List every line below containing "Emit".

◇ ◇ ◇

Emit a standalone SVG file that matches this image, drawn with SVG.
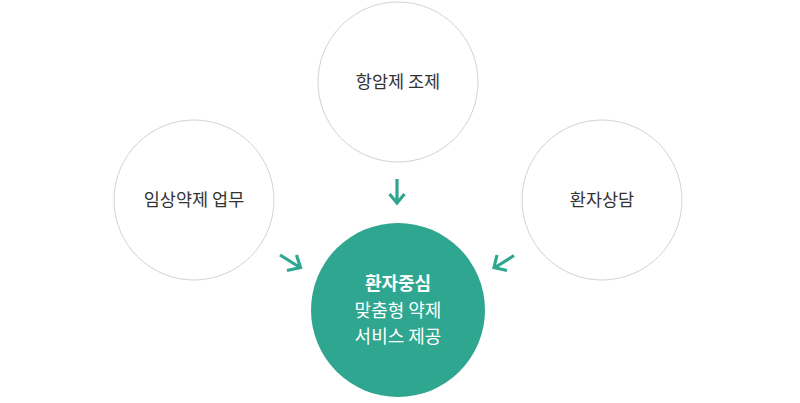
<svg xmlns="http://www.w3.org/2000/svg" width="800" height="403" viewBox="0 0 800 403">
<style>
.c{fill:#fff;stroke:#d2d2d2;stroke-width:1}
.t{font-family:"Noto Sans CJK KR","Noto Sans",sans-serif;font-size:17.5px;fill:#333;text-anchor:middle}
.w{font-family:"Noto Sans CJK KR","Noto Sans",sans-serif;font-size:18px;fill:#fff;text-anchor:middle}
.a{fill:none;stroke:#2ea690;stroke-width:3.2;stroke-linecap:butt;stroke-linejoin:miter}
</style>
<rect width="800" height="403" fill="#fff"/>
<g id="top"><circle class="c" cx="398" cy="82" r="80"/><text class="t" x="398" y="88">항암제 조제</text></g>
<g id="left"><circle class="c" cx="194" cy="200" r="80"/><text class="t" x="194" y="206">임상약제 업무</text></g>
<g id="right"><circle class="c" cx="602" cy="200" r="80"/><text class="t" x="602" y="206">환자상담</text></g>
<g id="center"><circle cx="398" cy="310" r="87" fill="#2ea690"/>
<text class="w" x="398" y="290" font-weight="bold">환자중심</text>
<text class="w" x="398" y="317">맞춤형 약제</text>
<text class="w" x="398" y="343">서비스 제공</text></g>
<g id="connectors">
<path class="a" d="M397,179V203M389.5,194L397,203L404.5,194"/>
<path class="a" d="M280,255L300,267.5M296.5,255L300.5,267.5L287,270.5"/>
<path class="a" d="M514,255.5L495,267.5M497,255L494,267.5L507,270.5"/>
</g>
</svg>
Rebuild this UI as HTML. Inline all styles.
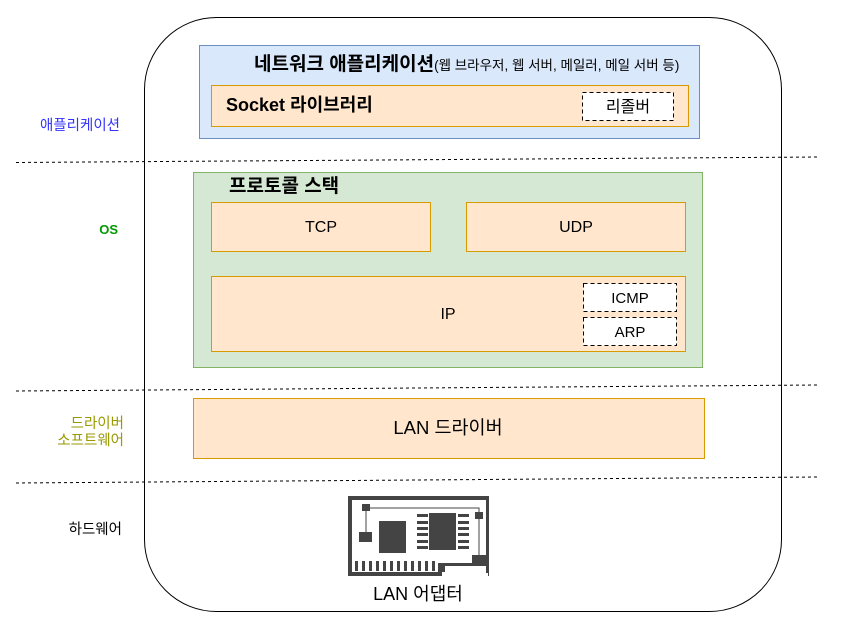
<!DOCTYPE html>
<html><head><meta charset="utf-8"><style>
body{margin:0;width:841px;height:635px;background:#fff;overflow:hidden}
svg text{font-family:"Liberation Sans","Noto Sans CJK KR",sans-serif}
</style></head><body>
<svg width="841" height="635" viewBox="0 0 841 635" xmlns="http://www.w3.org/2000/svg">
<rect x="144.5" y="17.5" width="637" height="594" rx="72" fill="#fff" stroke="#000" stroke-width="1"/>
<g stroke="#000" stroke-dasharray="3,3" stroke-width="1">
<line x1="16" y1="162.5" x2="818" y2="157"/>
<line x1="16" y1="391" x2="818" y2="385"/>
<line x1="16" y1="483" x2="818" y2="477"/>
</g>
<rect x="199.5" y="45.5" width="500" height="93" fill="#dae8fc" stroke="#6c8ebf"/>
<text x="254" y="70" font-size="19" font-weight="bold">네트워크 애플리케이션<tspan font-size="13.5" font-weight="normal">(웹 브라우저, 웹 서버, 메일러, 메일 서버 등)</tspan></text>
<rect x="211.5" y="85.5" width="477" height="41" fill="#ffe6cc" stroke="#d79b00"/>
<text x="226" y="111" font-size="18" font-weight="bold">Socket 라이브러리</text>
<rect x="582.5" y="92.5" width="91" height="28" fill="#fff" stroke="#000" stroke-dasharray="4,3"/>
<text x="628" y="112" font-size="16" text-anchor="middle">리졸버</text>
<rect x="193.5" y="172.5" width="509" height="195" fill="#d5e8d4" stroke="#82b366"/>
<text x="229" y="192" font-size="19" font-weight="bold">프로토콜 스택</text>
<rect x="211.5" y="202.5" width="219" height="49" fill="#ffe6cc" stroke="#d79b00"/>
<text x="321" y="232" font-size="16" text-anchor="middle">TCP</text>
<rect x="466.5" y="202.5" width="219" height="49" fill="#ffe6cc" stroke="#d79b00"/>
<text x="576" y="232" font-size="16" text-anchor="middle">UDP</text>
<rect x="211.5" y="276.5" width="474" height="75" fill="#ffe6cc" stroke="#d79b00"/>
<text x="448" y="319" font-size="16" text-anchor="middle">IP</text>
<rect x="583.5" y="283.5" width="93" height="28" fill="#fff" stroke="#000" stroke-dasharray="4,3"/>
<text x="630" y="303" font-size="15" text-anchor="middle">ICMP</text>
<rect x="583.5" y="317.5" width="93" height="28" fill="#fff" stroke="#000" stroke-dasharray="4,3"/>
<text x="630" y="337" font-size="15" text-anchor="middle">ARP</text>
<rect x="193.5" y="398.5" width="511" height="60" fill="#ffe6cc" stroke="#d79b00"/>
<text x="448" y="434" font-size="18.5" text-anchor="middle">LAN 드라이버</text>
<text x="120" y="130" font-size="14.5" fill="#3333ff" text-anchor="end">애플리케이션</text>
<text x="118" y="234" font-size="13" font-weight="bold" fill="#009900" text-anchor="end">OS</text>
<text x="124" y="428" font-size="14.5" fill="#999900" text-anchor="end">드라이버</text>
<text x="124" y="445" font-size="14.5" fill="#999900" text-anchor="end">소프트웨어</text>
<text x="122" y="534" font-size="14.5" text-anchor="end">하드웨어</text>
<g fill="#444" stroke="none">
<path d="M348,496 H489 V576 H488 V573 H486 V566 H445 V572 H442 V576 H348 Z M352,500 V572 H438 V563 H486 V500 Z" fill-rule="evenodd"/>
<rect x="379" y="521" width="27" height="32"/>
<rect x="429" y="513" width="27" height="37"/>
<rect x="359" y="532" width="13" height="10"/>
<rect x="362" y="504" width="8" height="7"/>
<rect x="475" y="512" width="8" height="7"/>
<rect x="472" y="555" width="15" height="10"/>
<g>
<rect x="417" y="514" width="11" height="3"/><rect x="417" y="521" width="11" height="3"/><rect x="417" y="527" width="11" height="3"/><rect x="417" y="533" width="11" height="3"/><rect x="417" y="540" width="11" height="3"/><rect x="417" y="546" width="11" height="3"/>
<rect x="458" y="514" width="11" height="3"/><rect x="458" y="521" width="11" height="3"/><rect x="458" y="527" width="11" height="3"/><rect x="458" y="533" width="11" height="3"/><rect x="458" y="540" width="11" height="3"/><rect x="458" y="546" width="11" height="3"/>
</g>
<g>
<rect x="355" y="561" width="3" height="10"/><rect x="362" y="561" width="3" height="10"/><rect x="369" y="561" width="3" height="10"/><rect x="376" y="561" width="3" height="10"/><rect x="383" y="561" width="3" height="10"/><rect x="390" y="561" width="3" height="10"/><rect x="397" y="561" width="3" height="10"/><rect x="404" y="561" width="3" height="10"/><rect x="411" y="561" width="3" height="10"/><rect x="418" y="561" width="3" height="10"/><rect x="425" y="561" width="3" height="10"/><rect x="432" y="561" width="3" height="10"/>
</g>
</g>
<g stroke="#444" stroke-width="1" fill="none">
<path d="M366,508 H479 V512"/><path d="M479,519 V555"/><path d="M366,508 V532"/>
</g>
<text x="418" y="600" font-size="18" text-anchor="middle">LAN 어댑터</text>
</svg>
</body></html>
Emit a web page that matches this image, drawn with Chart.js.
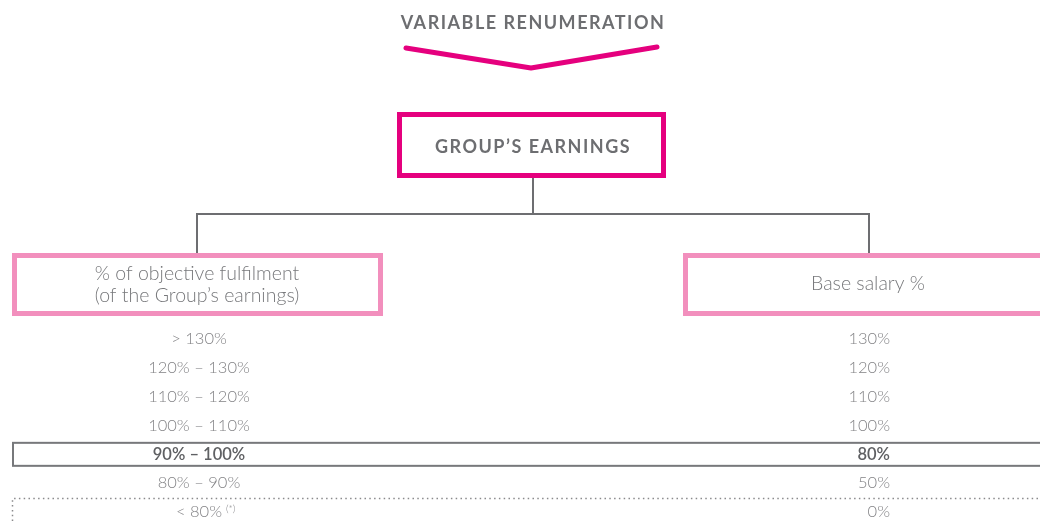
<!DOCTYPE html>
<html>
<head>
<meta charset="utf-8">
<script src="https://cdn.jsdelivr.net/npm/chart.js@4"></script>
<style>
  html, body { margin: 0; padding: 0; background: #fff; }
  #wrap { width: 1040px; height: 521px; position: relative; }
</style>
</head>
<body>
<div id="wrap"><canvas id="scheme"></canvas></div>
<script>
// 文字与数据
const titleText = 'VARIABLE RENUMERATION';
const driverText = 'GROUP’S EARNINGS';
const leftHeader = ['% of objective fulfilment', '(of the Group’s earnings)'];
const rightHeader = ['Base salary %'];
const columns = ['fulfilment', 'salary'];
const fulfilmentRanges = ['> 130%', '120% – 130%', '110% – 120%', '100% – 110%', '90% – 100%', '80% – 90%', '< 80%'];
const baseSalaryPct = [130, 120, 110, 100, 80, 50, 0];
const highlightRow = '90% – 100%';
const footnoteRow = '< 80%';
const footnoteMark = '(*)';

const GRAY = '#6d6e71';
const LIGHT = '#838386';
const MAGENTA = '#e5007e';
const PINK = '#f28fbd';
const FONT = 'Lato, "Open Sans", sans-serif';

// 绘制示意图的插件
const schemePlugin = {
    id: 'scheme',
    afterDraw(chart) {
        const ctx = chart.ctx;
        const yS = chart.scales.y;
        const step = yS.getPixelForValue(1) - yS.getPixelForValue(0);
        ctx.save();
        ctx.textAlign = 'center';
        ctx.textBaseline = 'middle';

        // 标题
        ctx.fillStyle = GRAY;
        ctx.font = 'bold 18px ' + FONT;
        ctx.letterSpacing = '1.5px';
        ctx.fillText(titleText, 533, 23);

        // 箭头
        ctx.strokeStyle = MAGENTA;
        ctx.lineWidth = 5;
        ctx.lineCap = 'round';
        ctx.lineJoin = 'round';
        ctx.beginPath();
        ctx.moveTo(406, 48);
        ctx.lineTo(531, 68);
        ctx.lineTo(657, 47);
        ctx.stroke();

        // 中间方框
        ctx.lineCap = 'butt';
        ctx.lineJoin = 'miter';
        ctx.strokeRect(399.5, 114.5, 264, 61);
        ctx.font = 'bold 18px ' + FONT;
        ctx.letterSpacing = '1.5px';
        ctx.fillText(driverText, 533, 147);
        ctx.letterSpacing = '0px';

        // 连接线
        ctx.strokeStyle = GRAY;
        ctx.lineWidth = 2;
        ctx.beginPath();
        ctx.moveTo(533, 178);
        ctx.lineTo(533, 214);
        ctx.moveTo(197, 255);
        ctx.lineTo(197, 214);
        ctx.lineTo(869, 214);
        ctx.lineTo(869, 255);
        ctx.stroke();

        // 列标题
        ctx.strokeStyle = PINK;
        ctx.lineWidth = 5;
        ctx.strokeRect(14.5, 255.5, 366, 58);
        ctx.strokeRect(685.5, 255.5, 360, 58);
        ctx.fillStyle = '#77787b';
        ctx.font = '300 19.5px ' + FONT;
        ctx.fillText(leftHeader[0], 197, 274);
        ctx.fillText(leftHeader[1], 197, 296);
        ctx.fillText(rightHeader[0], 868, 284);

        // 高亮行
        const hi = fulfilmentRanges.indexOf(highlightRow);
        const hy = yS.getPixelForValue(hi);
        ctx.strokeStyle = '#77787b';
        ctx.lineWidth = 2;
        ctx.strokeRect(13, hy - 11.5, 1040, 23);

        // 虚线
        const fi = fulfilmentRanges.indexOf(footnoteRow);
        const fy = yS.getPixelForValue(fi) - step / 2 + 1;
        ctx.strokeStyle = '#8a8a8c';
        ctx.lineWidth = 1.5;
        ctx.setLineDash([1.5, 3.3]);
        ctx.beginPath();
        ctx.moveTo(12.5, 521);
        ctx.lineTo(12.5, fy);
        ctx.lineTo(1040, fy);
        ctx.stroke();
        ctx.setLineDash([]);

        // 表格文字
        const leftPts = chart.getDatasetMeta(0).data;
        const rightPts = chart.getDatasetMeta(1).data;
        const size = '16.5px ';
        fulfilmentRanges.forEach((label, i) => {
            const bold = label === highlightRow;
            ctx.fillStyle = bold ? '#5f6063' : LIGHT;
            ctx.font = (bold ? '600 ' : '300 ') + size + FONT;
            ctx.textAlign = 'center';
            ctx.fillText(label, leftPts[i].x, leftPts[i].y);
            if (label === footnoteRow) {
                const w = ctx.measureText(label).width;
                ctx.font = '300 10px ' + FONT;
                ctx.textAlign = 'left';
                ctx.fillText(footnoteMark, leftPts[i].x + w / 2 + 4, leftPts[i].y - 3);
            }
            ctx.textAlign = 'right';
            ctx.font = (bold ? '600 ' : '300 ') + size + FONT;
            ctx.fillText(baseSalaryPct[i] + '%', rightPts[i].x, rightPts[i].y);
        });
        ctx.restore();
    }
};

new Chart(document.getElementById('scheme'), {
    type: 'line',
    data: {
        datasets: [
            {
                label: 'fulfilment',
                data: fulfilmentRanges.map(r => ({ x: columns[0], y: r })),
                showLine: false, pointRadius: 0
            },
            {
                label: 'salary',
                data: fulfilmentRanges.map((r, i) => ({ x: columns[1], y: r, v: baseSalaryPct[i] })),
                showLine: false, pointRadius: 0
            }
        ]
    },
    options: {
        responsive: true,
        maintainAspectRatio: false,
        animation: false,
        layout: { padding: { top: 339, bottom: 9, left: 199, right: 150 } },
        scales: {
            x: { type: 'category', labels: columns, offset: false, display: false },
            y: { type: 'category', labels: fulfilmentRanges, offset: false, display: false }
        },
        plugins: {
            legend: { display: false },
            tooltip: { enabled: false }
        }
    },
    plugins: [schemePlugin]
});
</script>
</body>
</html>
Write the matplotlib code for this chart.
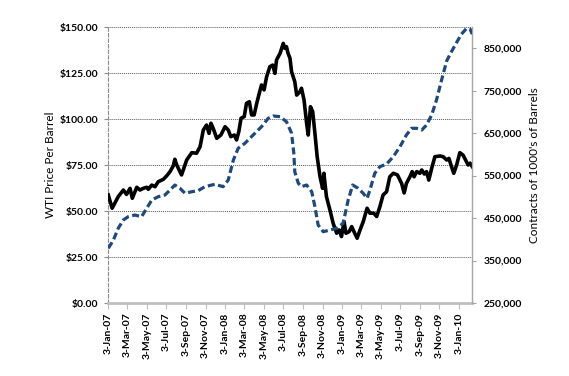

◇ ◇ ◇

• _SOLVED PROBLEM_:
Emit a standalone SVG file that matches this image, drawn with SVG.
Emit a web page that matches this image, drawn with Chart.js.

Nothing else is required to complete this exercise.